Fact: Mayonnaise Is America's Condiment
When I was a kid and my parents took me to any restaurant with a ketchup pump I always felt the need to fill at least 17 of the paper cups. Even at a young age, I could grasp the basic tenets of economics, and the easiest way to maximize my utility at whatever burger chain I was at was to take them for all the ketchup I could manage to pack on my tray.
You probably had a similar experience (kids put that shit on everything), which is why many of us think that ketchup is the number one condiment consumed in America. To American kids, ketchup is made to inundate french fry boxes, make fish sticks swim and render every unknown and otherwise challenging food-thing completely innocuous. But ketchup is not the most consumed condiment in America -- mayonnaise is. And it turns out we're using a lot more of it.

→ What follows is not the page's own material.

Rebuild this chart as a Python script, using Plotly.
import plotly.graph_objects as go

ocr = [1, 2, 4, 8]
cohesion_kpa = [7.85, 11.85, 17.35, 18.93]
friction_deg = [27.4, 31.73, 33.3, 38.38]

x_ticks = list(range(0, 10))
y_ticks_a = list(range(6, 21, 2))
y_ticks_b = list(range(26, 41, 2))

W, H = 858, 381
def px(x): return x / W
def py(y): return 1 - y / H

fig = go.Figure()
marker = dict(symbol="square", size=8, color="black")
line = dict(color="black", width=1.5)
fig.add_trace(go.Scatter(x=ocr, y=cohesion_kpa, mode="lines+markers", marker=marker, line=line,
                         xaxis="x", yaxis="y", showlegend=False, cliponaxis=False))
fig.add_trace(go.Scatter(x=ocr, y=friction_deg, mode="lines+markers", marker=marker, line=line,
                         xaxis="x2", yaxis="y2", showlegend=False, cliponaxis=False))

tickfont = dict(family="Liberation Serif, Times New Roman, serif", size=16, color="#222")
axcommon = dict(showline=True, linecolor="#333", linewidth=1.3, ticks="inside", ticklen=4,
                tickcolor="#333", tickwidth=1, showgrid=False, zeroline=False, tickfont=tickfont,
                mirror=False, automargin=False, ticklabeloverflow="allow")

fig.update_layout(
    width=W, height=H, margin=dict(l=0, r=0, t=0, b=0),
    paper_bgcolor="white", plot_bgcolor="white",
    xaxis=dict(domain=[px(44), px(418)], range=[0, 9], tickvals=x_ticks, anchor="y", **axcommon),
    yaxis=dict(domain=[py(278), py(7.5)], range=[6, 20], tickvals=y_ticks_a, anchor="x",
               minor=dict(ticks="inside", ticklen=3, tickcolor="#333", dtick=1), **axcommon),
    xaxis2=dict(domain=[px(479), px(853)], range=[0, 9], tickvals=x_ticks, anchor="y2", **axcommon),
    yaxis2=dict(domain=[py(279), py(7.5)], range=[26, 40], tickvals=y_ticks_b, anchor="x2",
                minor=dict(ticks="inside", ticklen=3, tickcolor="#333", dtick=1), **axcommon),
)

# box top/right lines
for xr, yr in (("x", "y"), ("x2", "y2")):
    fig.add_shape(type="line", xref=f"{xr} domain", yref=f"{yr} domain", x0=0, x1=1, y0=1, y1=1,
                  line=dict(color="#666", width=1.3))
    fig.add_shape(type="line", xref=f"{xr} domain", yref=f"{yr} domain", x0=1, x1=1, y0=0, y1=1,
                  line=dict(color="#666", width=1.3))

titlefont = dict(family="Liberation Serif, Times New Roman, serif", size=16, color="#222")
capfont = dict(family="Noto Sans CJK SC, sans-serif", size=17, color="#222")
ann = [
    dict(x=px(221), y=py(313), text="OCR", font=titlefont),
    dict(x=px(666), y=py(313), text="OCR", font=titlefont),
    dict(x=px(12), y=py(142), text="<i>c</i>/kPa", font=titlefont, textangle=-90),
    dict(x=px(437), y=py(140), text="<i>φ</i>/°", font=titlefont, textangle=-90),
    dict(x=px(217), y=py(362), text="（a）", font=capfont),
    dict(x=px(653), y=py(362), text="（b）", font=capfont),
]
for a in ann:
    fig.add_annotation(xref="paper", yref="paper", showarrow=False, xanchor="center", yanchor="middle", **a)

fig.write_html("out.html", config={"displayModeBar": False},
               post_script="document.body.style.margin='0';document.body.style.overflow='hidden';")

Mayo sales have topped $2 billion per year here in the States, according to Euromonitor, a business strategy company that compiles consumer and sales data. Ketchup sales come in at less than half of that according to their study -- just $800 million. We're consuming mayonnaise at more than twice the rate as the ubiquitous, ruby red stuff.

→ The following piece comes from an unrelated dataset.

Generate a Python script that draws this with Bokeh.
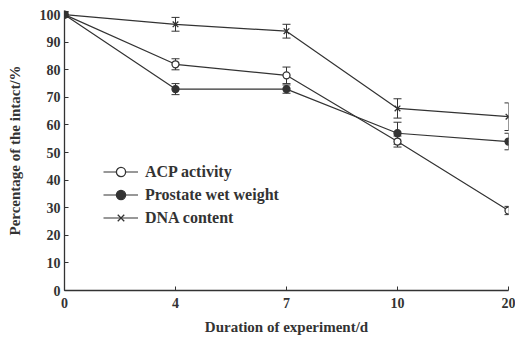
from bokeh.plotting import figure
from bokeh.models import ColumnDataSource, Whisker, TeeHead, Legend, LegendItem, FixedTicker
from bokeh.embed import file_html
from bokeh.resources import INLINE

days = ["0", "4", "7", "10", "20"]
acp = [100, 82, 78, 54, 29]
acp_err = [1, 2, 3, 2, 1.5]
pww = [100, 73, 73, 57, 54]
pww_err = [1, 2, 1.5, 4, 3]
dna = [100, 96.5, 94, 66, 63]
dna_err = [1, 2.5, 2.5, 3.5, 5]
y_ticks = list(range(0, 101, 10))

xs = list(range(len(days)))
C = "#333333"
FONT = "Liberation Serif"

p = figure(width=515, height=337, output_backend="svg", toolbar_location=None,
           x_range=(0, 4.0), y_range=(0, 101.5),
           min_border_left=64, min_border_right=7, min_border_top=10, min_border_bottom=46)
p.outline_line_color = None
p.xgrid.visible = False
p.ygrid.visible = False

def add_series(vals, errs, marker, fill, size):
    src = ColumnDataSource(dict(x=xs, y=vals,
                                lo=[v - e for v, e in zip(vals, errs)],
                                hi=[v + e for v, e in zip(vals, errs)]))
    w = Whisker(source=src, base="x", upper="hi", lower="lo", line_color=C, line_width=1,
                upper_head=TeeHead(size=8, line_color=C, line_width=1),
                lower_head=TeeHead(size=8, line_color=C, line_width=1))
    p.add_layout(w)
    r1 = p.line("x", "y", source=src, line_color=C, line_width=1.2)
    r2 = p.scatter("x", "y", source=src, marker=marker, size=size, line_color=C,
                   fill_color=fill, line_width=1.3)
    return [r1, r2]

ra = add_series(acp, acp_err, "circle", "white", 7)
rp = add_series(pww, pww_err, "circle", C, 7)
rd = add_series(dna, dna_err, "x", C, 8)

legend = Legend(items=[LegendItem(label="ACP activity", renderers=ra),
                       LegendItem(label="Prostate wet weight", renderers=rp),
                       LegendItem(label="DNA content", renderers=rd)],
                location=(39, 61), border_line_color=None, background_fill_alpha=0,
                label_text_font=FONT, label_text_font_style="bold", label_text_font_size="16px",
                label_text_color=C, glyph_width=35, glyph_height=23, label_height=23,
                spacing=0, padding=2, margin=0, label_standoff=7)
p.add_layout(legend)

p.xaxis.ticker = FixedTicker(ticks=xs)
p.xaxis.major_label_overrides = {i: d for i, d in enumerate(days)}
p.yaxis.ticker = FixedTicker(ticks=y_ticks)

for ax in (p.xaxis[0], p.yaxis[0]):
    ax.axis_line_color = C
    ax.axis_line_width = 1.3
    ax.major_tick_line_color = C
    ax.major_tick_in = 4
    ax.major_tick_out = 0
    ax.minor_tick_line_color = None
    ax.major_label_text_font = FONT
    ax.major_label_text_font_style = "bold"
    ax.major_label_text_font_size = "14px"
    ax.major_label_text_color = C
    ax.axis_label_text_font = FONT
    ax.axis_label_text_font_style = "bold"
    ax.axis_label_text_font_size = "15px"
    ax.axis_label_text_color = C

p.xaxis.axis_label = "Duration of experiment/d"
p.yaxis.axis_label = "Percentage of the intact/%"
p.xaxis.major_label_standoff = 7
p.xaxis.axis_label_standoff = 8
p.yaxis.major_label_standoff = 4
p.yaxis.axis_label_standoff = 14

open("out.html", "w").write(file_html(p, INLINE))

The folks at Quartz charted the rest of the condiment data and turned up some other interesting fact. Sales for Texas' favorite yellow condiment come in at a paltry $450 million. That's less than soy sauce, barbecue sauce and hot sauce. What's worse is the mustard market has been shrinking since 2009. Texans may love squirting mustard on their hamburger patties, but clearly that love isn't enough.